Re: A more efficient sort or heap algorithm...
by BrowserUk (Patriarch) on Apr 28, 2009 at 21:56 UTC
      I'm still learning about efficiency (obviously), but the benefit of using the hand coded sort was to allow me to have two arrays sorted the same way (but based on the first, if that makes sense), with the second array containing a hash key leading to the data for the corresponding region. I wasn't sure how to implement that using the built in sort function. It allows me to keep track of and print out the information for both regions.
      Bioinformatics
        I wasn't sure how to implement that using the built in sort function. It allows me to keep track of and print out the information for both regions.

        Just try to sort the indices and then map both arrays by them:

        my @ind_srtd = sort { $array->[$a] cmp $array->[$b] } (0..$#$array); my @array_srtd = map { $array->[$_] } @ind_srtd; my @array_which_srtd = map { $array_which->[$_] } @ind_srtd;

        I didn't tested it thoroughly, but should look something like this.

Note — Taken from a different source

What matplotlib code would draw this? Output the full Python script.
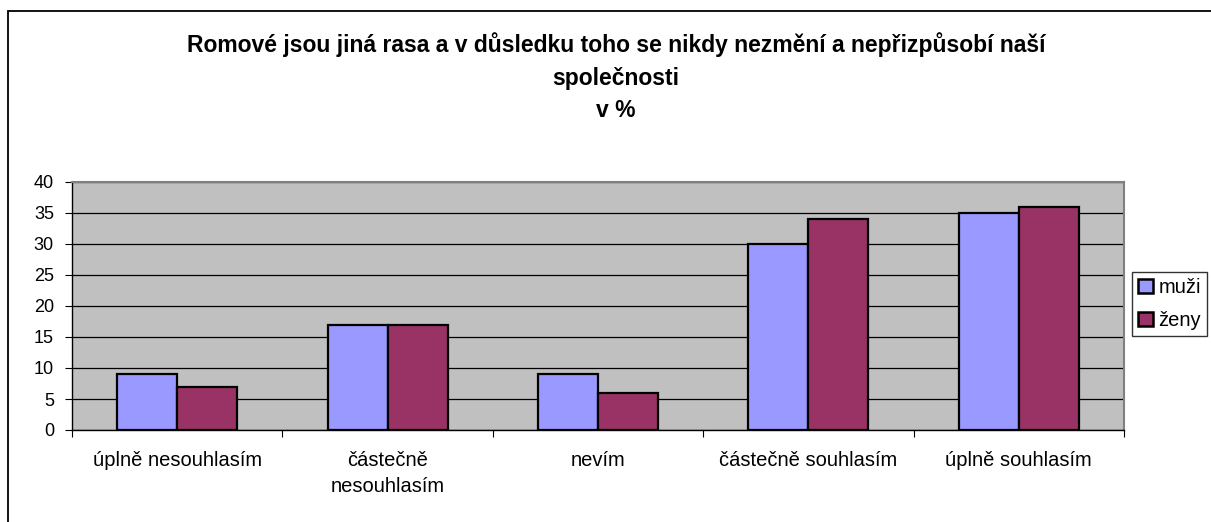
import matplotlib
matplotlib.use("Agg")
import matplotlib.pyplot as plt
import numpy as np
from matplotlib.patches import Rectangle

categories = ["úplně nesouhlasím", "částečně\nnesouhlasím", "nevím", "částečně souhlasím", "úplně souhlasím"]
muzi = [9, 17, 9, 30, 35]
zeny = [7, 17, 6, 34, 36]
series_names = ["muži", "ženy"]
title_lines = ["Romové jsou jiná rasa a v důsledku toho se nikdy nezmění a nepřizpůsobí naší",
               "společnosti", "v %"]

plt.rcParams['font.family'] = ['Liberation Sans', 'DejaVu Sans']

W, H = 1211, 522
fig = plt.figure(figsize=(W/100, H/100), dpi=100)
fig.patch.set_facecolor('white')

# outer chart frame (extends past right and bottom edges)
fig.patches.append(Rectangle((8/W, -0.2), (1400-8)/W, 1.2 - 11/H, transform=fig.transFigure,
                             fill=False, edgecolor='black', linewidth=1.3, clip_on=False))

left, right, top, bottom = 72, 1124, 182, 430
ax = fig.add_axes([left/W, 1 - bottom/H, (right-left)/W, (bottom-top)/H])
ax.set_facecolor('#C0C0C0')

x = np.arange(len(categories))
bw = 0.285
ax.bar(x - bw/2, muzi, bw, color='#9999FF', edgecolor='black', linewidth=1.6, label=series_names[0], zorder=3)
ax.bar(x + bw/2, zeny, bw, color='#993366', edgecolor='black', linewidth=1.6, label=series_names[1], zorder=3)

ax.set_xlim(-0.5, len(categories) - 0.5)
ax.set_ylim(0, 40)
ax.set_yticks(range(0, 41, 5))
ax.yaxis.grid(True, color='black', linewidth=0.9, zorder=1)
ax.set_axisbelow(True)

ax.set_xticks(np.arange(-0.5, len(categories), 1.0))
ax.set_xticklabels([])
ax.set_xticks(x, minor=True)
ax.set_xticklabels(categories, minor=True, fontsize=14.5)
for lbl in ax.get_xticklabels(minor=True):
    lbl.set_linespacing(1.5)
ax.tick_params(axis='x', which='minor', length=0, pad=15)
ax.tick_params(axis='x', which='major', length=5, direction='out', color='black')
ax.tick_params(axis='y', length=5, direction='out', labelsize=13, pad=8)

for s in ['top', 'right']:
    ax.spines[s].set_color('#808080')
    ax.spines[s].set_linewidth(1.5)
for s in ['left', 'bottom']:
    ax.spines[s].set_color('black')
    ax.spines[s].set_linewidth(1.0)

for yb, t in zip([52, 85, 117], title_lines):
    fig.text(616/W, 1 - yb/H, t, ha='center', va='baseline', fontsize=16.5, fontweight='bold')

leg = fig.legend(loc='upper left', bbox_to_anchor=(1132/W, 1 - 272/H), fontsize=14.5,
                 frameon=True, fancybox=False, edgecolor='black', handlelength=0.72, handleheight=0.72,
                 handletextpad=0.3, borderpad=0.3, labelspacing=0.7, borderaxespad=0)
leg.get_frame().set_linewidth(1.0)
for h in leg.legend_handles:
    h.set_linewidth(1.8)

fig.savefig('out.png', dpi=100, facecolor='white')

Re: A more efficient sort or heap algorithm...
by jethro (Monsignor) on Apr 28, 2009 at 21:45 UTC
    If you want input from everyone instead of only the biologists you probably have to describe your data and what '50 base-pairs away' means in the context of that data.
      Point well taken. The gist of the problem is that I have two large integers that I need to parse from each line in a file, and then compare the integers from each file. The base-pair comment denoted (in my head anyway) that these integers reference a position in the genome.
      Bioinformatics